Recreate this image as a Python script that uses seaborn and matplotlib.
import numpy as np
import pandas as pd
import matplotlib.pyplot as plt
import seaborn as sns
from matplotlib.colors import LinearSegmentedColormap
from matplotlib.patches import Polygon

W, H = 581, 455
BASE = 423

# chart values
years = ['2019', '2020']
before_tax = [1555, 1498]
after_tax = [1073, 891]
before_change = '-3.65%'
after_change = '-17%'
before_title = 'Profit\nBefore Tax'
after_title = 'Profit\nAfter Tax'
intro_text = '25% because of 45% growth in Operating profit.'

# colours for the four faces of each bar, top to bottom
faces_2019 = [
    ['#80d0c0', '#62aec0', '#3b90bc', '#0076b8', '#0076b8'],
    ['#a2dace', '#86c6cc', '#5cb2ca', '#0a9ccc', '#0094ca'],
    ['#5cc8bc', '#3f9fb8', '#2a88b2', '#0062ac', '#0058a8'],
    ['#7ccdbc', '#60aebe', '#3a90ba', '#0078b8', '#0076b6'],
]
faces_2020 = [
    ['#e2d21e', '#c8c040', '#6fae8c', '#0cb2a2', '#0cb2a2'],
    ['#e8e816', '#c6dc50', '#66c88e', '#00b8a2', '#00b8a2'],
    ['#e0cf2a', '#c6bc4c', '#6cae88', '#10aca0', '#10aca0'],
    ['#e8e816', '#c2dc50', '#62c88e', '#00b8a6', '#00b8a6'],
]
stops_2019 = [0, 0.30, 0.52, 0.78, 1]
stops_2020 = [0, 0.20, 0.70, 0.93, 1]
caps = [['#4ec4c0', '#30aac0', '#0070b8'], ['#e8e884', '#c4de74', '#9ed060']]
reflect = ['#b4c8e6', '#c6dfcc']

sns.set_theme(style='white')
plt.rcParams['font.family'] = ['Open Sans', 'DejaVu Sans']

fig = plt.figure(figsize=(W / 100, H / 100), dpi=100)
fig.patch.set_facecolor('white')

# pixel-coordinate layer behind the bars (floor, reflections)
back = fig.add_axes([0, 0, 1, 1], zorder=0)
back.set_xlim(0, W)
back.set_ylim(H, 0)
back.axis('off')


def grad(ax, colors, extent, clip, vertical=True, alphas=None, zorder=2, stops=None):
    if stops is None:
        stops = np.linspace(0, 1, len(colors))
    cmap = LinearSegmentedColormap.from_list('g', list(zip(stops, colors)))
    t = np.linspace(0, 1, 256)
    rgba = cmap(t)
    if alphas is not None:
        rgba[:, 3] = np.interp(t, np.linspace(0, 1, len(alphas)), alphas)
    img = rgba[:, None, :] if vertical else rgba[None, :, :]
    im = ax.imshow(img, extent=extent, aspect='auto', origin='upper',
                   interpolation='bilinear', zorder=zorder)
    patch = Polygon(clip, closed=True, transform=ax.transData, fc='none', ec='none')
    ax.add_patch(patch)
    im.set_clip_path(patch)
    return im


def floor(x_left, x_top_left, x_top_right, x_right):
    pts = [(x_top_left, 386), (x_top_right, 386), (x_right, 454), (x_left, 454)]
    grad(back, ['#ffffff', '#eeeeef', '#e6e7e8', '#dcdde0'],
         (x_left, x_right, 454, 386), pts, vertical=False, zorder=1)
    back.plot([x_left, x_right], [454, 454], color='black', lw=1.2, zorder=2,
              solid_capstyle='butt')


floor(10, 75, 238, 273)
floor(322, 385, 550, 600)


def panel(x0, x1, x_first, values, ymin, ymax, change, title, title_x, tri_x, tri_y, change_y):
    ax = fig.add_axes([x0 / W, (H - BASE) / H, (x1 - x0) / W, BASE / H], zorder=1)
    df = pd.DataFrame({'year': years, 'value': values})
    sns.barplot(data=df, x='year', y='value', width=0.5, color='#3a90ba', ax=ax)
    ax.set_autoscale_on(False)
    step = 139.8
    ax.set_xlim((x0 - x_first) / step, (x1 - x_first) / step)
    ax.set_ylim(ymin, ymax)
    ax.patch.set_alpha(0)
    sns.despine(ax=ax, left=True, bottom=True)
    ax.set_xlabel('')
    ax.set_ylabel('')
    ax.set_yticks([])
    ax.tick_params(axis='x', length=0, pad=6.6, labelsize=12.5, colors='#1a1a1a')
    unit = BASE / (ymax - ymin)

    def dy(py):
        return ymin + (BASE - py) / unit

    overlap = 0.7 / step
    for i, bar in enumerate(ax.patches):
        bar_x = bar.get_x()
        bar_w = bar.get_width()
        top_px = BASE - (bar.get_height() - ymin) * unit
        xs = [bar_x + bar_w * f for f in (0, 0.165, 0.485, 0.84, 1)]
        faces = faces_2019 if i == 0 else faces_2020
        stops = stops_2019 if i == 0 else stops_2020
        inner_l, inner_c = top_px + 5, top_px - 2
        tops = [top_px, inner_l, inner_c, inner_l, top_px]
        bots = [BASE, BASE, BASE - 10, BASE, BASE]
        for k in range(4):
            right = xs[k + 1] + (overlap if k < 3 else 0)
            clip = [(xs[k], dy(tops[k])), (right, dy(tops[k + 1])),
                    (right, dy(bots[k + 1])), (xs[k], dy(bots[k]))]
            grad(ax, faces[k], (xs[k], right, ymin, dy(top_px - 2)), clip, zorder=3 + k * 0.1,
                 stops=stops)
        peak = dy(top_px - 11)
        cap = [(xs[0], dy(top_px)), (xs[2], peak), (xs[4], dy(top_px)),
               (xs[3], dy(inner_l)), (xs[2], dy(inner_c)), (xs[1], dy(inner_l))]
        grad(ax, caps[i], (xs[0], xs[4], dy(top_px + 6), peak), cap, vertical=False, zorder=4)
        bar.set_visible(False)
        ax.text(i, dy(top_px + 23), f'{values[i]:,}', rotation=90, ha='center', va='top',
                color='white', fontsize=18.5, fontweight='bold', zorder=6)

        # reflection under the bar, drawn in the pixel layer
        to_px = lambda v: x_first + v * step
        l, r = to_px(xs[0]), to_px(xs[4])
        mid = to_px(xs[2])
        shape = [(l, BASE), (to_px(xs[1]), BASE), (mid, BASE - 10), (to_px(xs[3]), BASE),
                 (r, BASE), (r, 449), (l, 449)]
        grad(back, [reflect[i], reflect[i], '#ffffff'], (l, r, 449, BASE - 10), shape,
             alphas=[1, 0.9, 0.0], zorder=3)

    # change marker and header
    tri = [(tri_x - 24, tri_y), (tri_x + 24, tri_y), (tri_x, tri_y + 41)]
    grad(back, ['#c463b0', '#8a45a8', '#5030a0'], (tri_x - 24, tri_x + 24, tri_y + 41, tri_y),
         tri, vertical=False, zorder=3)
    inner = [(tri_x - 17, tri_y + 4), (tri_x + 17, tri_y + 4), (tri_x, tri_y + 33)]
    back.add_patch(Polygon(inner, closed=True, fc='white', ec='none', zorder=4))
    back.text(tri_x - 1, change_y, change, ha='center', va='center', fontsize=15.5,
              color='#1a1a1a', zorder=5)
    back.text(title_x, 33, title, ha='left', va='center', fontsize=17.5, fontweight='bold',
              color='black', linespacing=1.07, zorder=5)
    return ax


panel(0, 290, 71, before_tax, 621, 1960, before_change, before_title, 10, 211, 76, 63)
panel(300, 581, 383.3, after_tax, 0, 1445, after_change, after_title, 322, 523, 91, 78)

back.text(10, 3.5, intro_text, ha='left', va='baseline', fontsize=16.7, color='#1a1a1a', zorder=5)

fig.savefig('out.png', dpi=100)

-=-=-=-=-

# Task description
Reproduce the material above, every line of it, exactly.

# Result for this task
Recreate this image as a Python script that uses seaborn and matplotlib.
import numpy as np
import pandas as pd
import matplotlib.pyplot as plt
import seaborn as sns
from matplotlib.colors import LinearSegmentedColormap
from matplotlib.patches import Polygon

W, H = 581, 455
BASE = 423

# chart values
years = ['2019', '2020']
before_tax = [1555, 1498]
after_tax = [1073, 891]
before_change = '-3.65%'
after_change = '-17%'
before_title = 'Profit\nBefore Tax'
after_title = 'Profit\nAfter Tax'
intro_text = '25% because of 45% growth in Operating profit.'

# colours for the four faces of each bar, top to bottom
faces_2019 = [
    ['#80d0c0', '#62aec0', '#3b90bc', '#0076b8', '#0076b8'],
    ['#a2dace', '#86c6cc', '#5cb2ca', '#0a9ccc', '#0094ca'],
    ['#5cc8bc', '#3f9fb8', '#2a88b2', '#0062ac', '#0058a8'],
    ['#7ccdbc', '#60aebe', '#3a90ba', '#0078b8', '#0076b6'],
]
faces_2020 = [
    ['#e2d21e', '#c8c040', '#6fae8c', '#0cb2a2', '#0cb2a2'],
    ['#e8e816', '#c6dc50', '#66c88e', '#00b8a2', '#00b8a2'],
    ['#e0cf2a', '#c6bc4c', '#6cae88', '#10aca0', '#10aca0'],
    ['#e8e816', '#c2dc50', '#62c88e', '#00b8a6', '#00b8a6'],
]
stops_2019 = [0, 0.30, 0.52, 0.78, 1]
stops_2020 = [0, 0.20, 0.70, 0.93, 1]
caps = [['#4ec4c0', '#30aac0', '#0070b8'], ['#e8e884', '#c4de74', '#9ed060']]
reflect = ['#b4c8e6', '#c6dfcc']

sns.set_theme(style='white')
plt.rcParams['font.family'] = ['Open Sans', 'DejaVu Sans']

fig = plt.figure(figsize=(W / 100, H / 100), dpi=100)
fig.patch.set_facecolor('white')

# pixel-coordinate layer behind the bars (floor, reflections)
back = fig.add_axes([0, 0, 1, 1], zorder=0)
back.set_xlim(0, W)
back.set_ylim(H, 0)
back.axis('off')


def grad(ax, colors, extent, clip, vertical=True, alphas=None, zorder=2, stops=None):
    if stops is None:
        stops = np.linspace(0, 1, len(colors))
    cmap = LinearSegmentedColormap.from_list('g', list(zip(stops, colors)))
    t = np.linspace(0, 1, 256)
    rgba = cmap(t)
    if alphas is not None:
        rgba[:, 3] = np.interp(t, np.linspace(0, 1, len(alphas)), alphas)
    img = rgba[:, None, :] if vertical else rgba[None, :, :]
    im = ax.imshow(img, extent=extent, aspect='auto', origin='upper',
                   interpolation='bilinear', zorder=zorder)
    patch = Polygon(clip, closed=True, transform=ax.transData, fc='none', ec='none')
    ax.add_patch(patch)
    im.set_clip_path(patch)
    return im


def floor(x_left, x_top_left, x_top_right, x_right):
    pts = [(x_top_left, 386), (x_top_right, 386), (x_right, 454), (x_left, 454)]
    grad(back, ['#ffffff', '#eeeeef', '#e6e7e8', '#dcdde0'],
         (x_left, x_right, 454, 386), pts, vertical=False, zorder=1)
    back.plot([x_left, x_right], [454, 454], color='black', lw=1.2, zorder=2,
              solid_capstyle='butt')


floor(10, 75, 238, 273)
floor(322, 385, 550, 600)


def panel(x0, x1, x_first, values, ymin, ymax, change, title, title_x, tri_x, tri_y, change_y):
    ax = fig.add_axes([x0 / W, (H - BASE) / H, (x1 - x0) / W, BASE / H], zorder=1)
    df = pd.DataFrame({'year': years, 'value': values})
    sns.barplot(data=df, x='year', y='value', width=0.5, color='#3a90ba', ax=ax)
    ax.set_autoscale_on(False)
    step = 139.8
    ax.set_xlim((x0 - x_first) / step, (x1 - x_first) / step)
    ax.set_ylim(ymin, ymax)
    ax.patch.set_alpha(0)
    sns.despine(ax=ax, left=True, bottom=True)
    ax.set_xlabel('')
    ax.set_ylabel('')
    ax.set_yticks([])
    ax.tick_params(axis='x', length=0, pad=6.6, labelsize=12.5, colors='#1a1a1a')
    unit = BASE / (ymax - ymin)

    def dy(py):
        return ymin + (BASE - py) / unit

    overlap = 0.7 / step
    for i, bar in enumerate(ax.patches):
        bar_x = bar.get_x()
        bar_w = bar.get_width()
        top_px = BASE - (bar.get_height() - ymin) * unit
        xs = [bar_x + bar_w * f for f in (0, 0.165, 0.485, 0.84, 1)]
        faces = faces_2019 if i == 0 else faces_2020
        stops = stops_2019 if i == 0 else stops_2020
        inner_l, inner_c = top_px + 5, top_px - 2
        tops = [top_px, inner_l, inner_c, inner_l, top_px]
        bots = [BASE, BASE, BASE - 10, BASE, BASE]
        for k in range(4):
            right = xs[k + 1] + (overlap if k < 3 else 0)
            clip = [(xs[k], dy(tops[k])), (right, dy(tops[k + 1])),
                    (right, dy(bots[k + 1])), (xs[k], dy(bots[k]))]
            grad(ax, faces[k], (xs[k], right, ymin, dy(top_px - 2)), clip, zorder=3 + k * 0.1,
                 stops=stops)
        peak = dy(top_px - 11)
        cap = [(xs[0], dy(top_px)), (xs[2], peak), (xs[4], dy(top_px)),
               (xs[3], dy(inner_l)), (xs[2], dy(inner_c)), (xs[1], dy(inner_l))]
        grad(ax, caps[i], (xs[0], xs[4], dy(top_px + 6), peak), cap, vertical=False, zorder=4)
        bar.set_visible(False)
        ax.text(i, dy(top_px + 23), f'{values[i]:,}', rotation=90, ha='center', va='top',
                color='white', fontsize=18.5, fontweight='bold', zorder=6)

        # reflection under the bar, drawn in the pixel layer
        to_px = lambda v: x_first + v * step
        l, r = to_px(xs[0]), to_px(xs[4])
        mid = to_px(xs[2])
        shape = [(l, BASE), (to_px(xs[1]), BASE), (mid, BASE - 10), (to_px(xs[3]), BASE),
                 (r, BASE), (r, 449), (l, 449)]
        grad(back, [reflect[i], reflect[i], '#ffffff'], (l, r, 449, BASE - 10), shape,
             alphas=[1, 0.9, 0.0], zorder=3)

    # change marker and header
    tri = [(tri_x - 24, tri_y), (tri_x + 24, tri_y), (tri_x, tri_y + 41)]
    grad(back, ['#c463b0', '#8a45a8', '#5030a0'], (tri_x - 24, tri_x + 24, tri_y + 41, tri_y),
         tri, vertical=False, zorder=3)
    inner = [(tri_x - 17, tri_y + 4), (tri_x + 17, tri_y + 4), (tri_x, tri_y + 33)]
    back.add_patch(Polygon(inner, closed=True, fc='white', ec='none', zorder=4))
    back.text(tri_x - 1, change_y, change, ha='center', va='center', fontsize=15.5,
              color='#1a1a1a', zorder=5)
    back.text(title_x, 33, title, ha='left', va='center', fontsize=17.5, fontweight='bold',
              color='black', linespacing=1.07, zorder=5)
    return ax


panel(0, 290, 71, before_tax, 621, 1960, before_change, before_title, 10, 211, 76, 63)
panel(300, 581, 383.3, after_tax, 0, 1445, after_change, after_title, 322, 523, 91, 78)

back.text(10, 3.5, intro_text, ha='left', va='baseline', fontsize=16.7, color='#1a1a1a', zorder=5)

fig.savefig('out.png', dpi=100)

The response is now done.